**Stated exercise**
Print exactly the lines below between the line containing "Rebuild this chart" and the line containing "1.5, 1.5, 1.5]", counting both of those lines. Leave pictures out.

**Provided material**

┄┄┄┄┄┄┄┄┄┄┄┄┄┄┄┄┄┄┄┄

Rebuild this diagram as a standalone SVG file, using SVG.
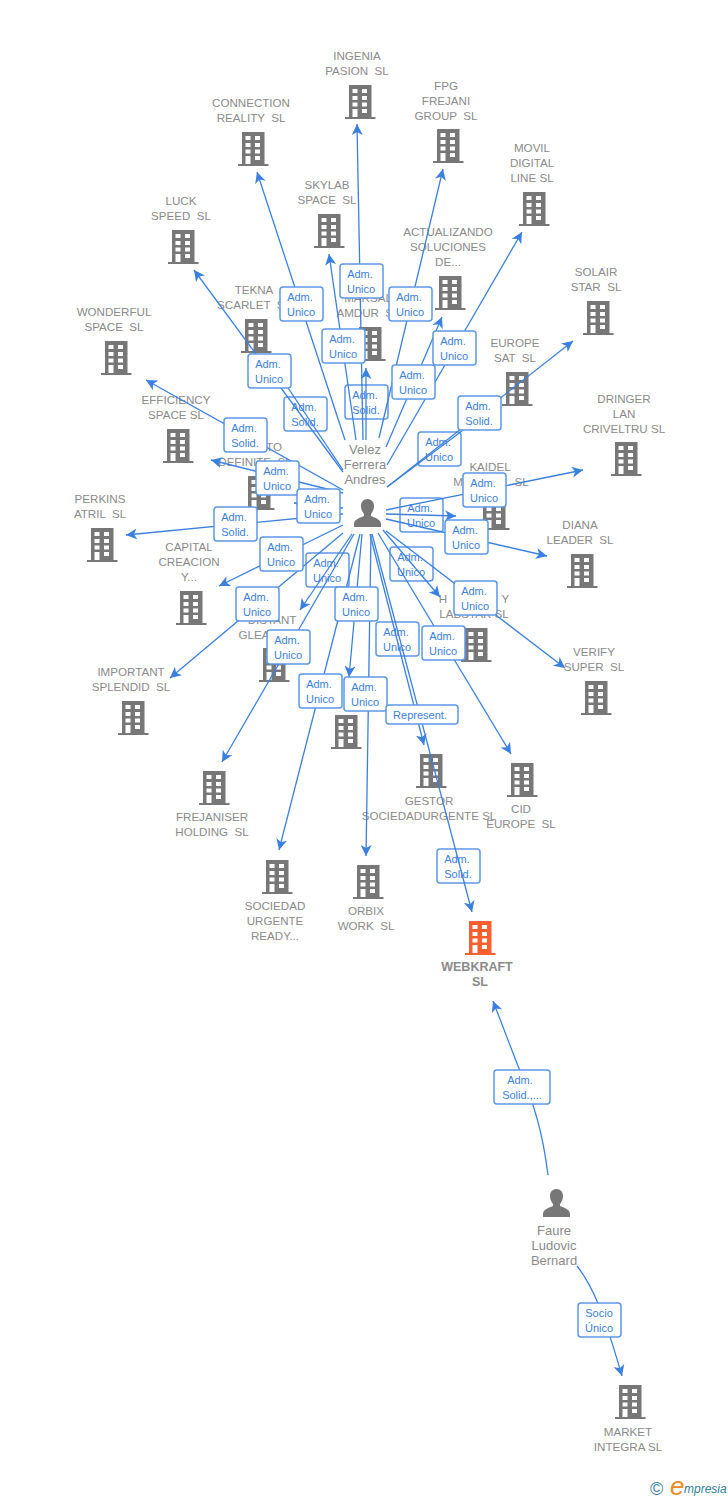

┄┄┄┄┄┄┄┄┄┄┄┄┄┄┄┄┄┄┄┄

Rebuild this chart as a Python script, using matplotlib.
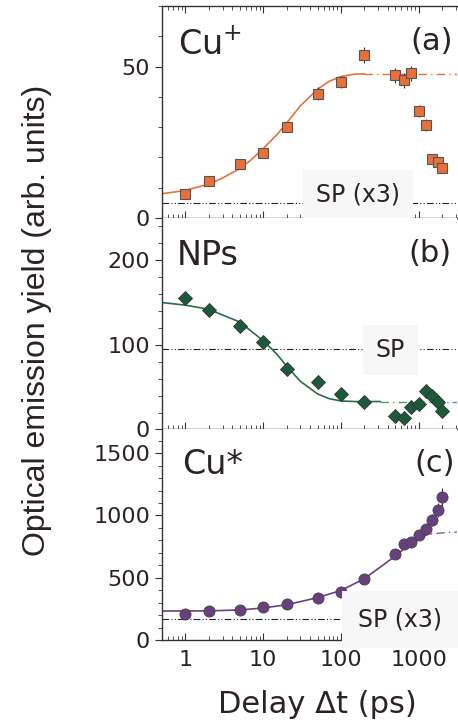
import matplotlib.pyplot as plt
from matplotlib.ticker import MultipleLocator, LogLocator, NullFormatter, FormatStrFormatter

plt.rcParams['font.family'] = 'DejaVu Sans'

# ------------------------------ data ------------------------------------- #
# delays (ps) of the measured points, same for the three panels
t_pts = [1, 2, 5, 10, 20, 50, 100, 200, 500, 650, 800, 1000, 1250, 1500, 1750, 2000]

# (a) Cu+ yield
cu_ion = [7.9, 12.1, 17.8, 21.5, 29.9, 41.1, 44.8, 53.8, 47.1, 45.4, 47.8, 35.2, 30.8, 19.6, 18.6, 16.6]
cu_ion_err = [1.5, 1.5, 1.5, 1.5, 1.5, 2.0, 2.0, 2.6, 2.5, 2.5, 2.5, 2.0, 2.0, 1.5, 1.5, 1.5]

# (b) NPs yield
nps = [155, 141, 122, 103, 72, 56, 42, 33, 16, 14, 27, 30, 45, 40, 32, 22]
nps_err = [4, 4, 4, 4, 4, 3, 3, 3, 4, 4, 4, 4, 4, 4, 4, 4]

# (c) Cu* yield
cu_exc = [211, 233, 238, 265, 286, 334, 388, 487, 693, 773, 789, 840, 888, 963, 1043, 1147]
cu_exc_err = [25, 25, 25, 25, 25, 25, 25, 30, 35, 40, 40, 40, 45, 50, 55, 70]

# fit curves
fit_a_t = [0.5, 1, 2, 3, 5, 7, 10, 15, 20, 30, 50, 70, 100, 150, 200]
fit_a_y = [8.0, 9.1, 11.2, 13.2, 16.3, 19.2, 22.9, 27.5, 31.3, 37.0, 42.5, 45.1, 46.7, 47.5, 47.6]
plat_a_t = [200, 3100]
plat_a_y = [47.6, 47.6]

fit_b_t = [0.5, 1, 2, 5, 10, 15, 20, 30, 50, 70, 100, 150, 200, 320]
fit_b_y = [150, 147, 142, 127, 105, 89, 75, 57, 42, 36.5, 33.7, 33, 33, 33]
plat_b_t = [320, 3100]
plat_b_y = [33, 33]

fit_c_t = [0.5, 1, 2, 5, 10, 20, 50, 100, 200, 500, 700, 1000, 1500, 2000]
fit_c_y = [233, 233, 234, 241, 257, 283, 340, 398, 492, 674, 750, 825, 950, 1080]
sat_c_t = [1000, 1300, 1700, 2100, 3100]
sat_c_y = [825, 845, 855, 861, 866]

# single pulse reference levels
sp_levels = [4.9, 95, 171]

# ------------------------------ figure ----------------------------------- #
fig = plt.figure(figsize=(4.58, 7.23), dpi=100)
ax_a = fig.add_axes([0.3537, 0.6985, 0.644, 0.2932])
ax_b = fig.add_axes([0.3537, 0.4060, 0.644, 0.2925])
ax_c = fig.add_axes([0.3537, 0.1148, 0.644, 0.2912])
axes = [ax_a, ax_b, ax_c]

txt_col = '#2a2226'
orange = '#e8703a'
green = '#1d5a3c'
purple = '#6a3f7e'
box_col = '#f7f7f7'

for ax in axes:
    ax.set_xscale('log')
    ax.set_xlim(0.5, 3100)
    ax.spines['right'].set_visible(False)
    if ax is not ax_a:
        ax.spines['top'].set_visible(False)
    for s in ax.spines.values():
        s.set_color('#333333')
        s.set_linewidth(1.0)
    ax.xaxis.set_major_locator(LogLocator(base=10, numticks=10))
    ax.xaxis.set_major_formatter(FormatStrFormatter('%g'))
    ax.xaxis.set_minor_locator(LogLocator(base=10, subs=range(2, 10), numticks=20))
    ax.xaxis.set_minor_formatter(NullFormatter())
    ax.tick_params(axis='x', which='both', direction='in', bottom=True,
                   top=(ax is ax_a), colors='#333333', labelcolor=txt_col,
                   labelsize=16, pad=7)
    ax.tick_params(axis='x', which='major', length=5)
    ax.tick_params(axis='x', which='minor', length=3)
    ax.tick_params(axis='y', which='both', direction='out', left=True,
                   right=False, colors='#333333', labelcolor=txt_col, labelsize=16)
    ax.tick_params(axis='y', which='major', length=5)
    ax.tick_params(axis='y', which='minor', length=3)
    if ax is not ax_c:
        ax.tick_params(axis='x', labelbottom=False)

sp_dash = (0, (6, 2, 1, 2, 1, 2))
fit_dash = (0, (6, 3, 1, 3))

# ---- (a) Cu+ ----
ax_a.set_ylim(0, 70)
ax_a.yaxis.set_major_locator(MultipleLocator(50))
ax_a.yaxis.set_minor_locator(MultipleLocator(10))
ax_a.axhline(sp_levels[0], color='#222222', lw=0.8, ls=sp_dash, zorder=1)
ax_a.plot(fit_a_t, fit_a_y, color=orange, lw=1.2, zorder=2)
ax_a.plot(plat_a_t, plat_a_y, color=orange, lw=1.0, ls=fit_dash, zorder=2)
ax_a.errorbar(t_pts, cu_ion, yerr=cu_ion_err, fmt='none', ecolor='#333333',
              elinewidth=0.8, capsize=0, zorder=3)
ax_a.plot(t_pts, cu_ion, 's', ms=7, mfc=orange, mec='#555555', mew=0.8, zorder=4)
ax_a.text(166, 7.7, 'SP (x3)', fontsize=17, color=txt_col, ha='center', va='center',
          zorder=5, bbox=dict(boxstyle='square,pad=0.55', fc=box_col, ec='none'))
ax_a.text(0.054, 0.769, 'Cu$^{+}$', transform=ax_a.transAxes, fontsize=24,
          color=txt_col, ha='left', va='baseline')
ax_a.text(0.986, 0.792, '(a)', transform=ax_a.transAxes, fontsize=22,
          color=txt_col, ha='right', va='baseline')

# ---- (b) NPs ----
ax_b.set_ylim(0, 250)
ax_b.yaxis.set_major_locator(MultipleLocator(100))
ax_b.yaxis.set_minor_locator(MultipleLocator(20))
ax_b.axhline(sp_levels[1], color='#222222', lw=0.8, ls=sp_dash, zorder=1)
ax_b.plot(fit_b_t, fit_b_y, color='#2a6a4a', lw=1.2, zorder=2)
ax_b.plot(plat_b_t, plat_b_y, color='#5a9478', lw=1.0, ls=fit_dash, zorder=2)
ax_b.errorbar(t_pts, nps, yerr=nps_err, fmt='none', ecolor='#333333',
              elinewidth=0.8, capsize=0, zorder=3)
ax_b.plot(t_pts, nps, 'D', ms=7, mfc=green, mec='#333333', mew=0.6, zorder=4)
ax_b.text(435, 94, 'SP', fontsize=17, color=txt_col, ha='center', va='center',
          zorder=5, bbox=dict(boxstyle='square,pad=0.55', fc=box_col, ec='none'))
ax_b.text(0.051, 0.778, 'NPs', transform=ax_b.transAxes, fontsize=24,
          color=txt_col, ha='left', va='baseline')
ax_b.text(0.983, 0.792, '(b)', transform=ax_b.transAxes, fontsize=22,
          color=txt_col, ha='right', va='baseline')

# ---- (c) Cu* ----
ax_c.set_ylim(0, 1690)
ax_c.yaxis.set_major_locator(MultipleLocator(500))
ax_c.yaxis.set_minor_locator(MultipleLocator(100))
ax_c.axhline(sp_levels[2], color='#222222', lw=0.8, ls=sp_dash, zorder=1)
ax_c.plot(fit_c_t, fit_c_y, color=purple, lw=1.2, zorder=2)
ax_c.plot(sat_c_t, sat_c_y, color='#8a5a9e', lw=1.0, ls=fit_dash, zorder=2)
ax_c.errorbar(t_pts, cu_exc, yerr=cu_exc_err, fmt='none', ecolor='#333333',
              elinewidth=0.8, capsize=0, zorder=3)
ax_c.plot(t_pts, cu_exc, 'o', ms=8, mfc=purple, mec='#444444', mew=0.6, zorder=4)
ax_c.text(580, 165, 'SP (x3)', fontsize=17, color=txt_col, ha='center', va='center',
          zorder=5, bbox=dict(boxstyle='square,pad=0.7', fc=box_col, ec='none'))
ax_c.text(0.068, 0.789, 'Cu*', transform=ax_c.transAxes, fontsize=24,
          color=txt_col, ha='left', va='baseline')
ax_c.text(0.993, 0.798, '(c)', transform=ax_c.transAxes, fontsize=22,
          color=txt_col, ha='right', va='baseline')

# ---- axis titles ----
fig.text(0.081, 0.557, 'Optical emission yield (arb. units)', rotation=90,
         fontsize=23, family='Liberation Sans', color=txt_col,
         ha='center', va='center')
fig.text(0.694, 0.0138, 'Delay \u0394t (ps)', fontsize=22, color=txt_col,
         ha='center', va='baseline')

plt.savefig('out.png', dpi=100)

┄┄┄┄┄┄┄┄┄┄┄┄┄┄┄┄┄┄┄┄

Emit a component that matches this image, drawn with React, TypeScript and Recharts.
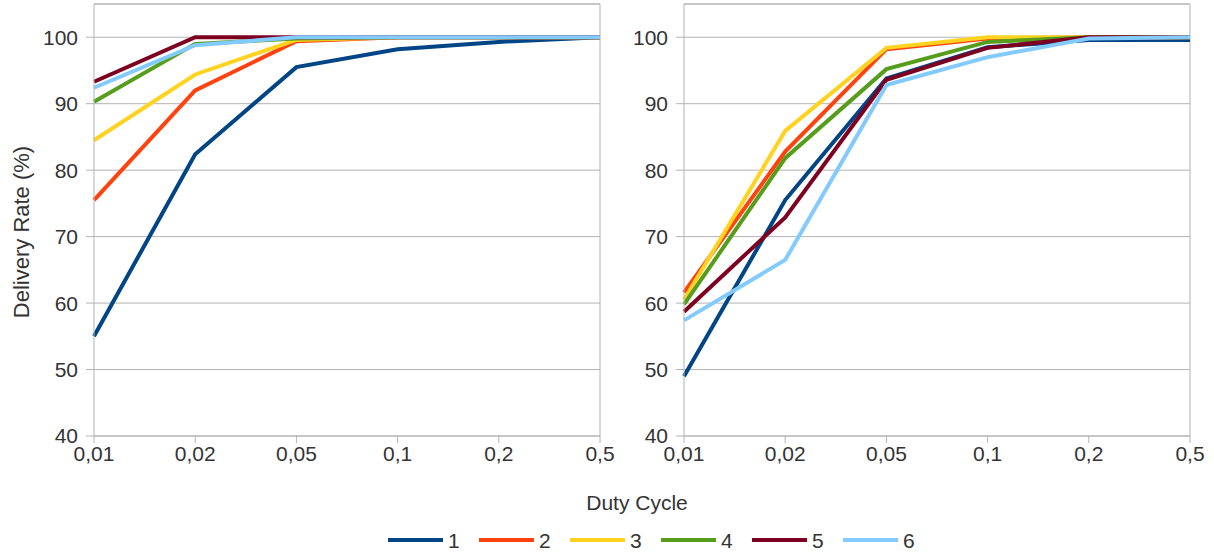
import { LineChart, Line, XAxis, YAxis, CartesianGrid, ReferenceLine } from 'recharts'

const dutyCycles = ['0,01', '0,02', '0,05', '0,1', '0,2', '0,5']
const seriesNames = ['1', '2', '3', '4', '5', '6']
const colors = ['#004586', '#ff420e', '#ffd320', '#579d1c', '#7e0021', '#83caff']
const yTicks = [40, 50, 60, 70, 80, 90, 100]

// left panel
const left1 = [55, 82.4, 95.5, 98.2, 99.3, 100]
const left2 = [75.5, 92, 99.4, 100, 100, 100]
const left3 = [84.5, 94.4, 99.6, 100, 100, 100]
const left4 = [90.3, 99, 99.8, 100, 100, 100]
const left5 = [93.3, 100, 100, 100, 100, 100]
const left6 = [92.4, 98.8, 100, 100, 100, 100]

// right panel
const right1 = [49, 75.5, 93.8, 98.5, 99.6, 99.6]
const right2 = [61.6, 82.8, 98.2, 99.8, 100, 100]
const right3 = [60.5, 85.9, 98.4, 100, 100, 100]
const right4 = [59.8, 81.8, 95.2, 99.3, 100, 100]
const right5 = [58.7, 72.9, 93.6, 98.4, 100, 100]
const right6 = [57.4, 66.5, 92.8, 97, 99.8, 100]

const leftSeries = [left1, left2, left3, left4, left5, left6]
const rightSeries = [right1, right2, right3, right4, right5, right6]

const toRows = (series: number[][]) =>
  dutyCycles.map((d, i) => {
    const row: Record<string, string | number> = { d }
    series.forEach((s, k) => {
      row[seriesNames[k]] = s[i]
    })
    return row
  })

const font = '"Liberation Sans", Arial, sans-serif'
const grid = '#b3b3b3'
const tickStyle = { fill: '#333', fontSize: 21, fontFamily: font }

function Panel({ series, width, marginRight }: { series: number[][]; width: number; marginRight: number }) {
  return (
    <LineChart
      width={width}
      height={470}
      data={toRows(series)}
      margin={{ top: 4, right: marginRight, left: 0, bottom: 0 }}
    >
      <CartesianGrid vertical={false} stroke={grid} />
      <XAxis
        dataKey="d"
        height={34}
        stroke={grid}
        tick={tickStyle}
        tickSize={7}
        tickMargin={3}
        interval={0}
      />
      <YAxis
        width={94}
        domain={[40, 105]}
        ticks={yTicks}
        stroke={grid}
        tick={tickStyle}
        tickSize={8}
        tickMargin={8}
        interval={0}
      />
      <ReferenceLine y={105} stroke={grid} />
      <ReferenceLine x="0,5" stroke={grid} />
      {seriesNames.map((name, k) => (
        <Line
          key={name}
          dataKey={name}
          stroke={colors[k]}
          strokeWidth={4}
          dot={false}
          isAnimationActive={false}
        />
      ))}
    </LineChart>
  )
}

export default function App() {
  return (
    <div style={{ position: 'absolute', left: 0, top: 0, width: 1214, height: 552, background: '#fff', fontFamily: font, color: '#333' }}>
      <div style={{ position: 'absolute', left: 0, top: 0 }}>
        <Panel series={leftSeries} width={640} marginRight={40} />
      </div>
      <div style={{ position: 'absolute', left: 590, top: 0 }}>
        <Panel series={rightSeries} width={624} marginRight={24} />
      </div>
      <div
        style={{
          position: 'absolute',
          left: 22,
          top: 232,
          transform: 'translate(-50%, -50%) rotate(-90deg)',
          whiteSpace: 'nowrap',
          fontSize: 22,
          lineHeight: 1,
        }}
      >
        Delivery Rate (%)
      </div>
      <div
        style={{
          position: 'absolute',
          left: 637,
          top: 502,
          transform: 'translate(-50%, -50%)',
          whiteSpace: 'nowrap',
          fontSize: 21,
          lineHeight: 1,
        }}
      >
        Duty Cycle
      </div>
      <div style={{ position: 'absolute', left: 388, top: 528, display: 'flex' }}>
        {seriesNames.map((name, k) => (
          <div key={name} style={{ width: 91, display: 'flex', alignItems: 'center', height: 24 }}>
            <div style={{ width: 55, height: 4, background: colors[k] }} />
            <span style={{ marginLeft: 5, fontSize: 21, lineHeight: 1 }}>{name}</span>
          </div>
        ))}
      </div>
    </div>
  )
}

┄┄┄┄┄┄┄┄┄┄┄┄┄┄┄┄┄┄┄┄

**Solution for this task**
Rebuild this chart as a Python script, using matplotlib.
import matplotlib.pyplot as plt
from matplotlib.ticker import MultipleLocator, LogLocator, NullFormatter, FormatStrFormatter

plt.rcParams['font.family'] = 'DejaVu Sans'

# ------------------------------ data ------------------------------------- #
# delays (ps) of the measured points, same for the three panels
t_pts = [1, 2, 5, 10, 20, 50, 100, 200, 500, 650, 800, 1000, 1250, 1500, 1750, 2000]

# (a) Cu+ yield
cu_ion = [7.9, 12.1, 17.8, 21.5, 29.9, 41.1, 44.8, 53.8, 47.1, 45.4, 47.8, 35.2, 30.8, 19.6, 18.6, 16.6]
cu_ion_err = [1.5, 1.5, 1.5, 1.5, 1.5, 2.0, 2.0, 2.6, 2.5, 2.5, 2.5, 2.0, 2.0, 1.5, 1.5, 1.5]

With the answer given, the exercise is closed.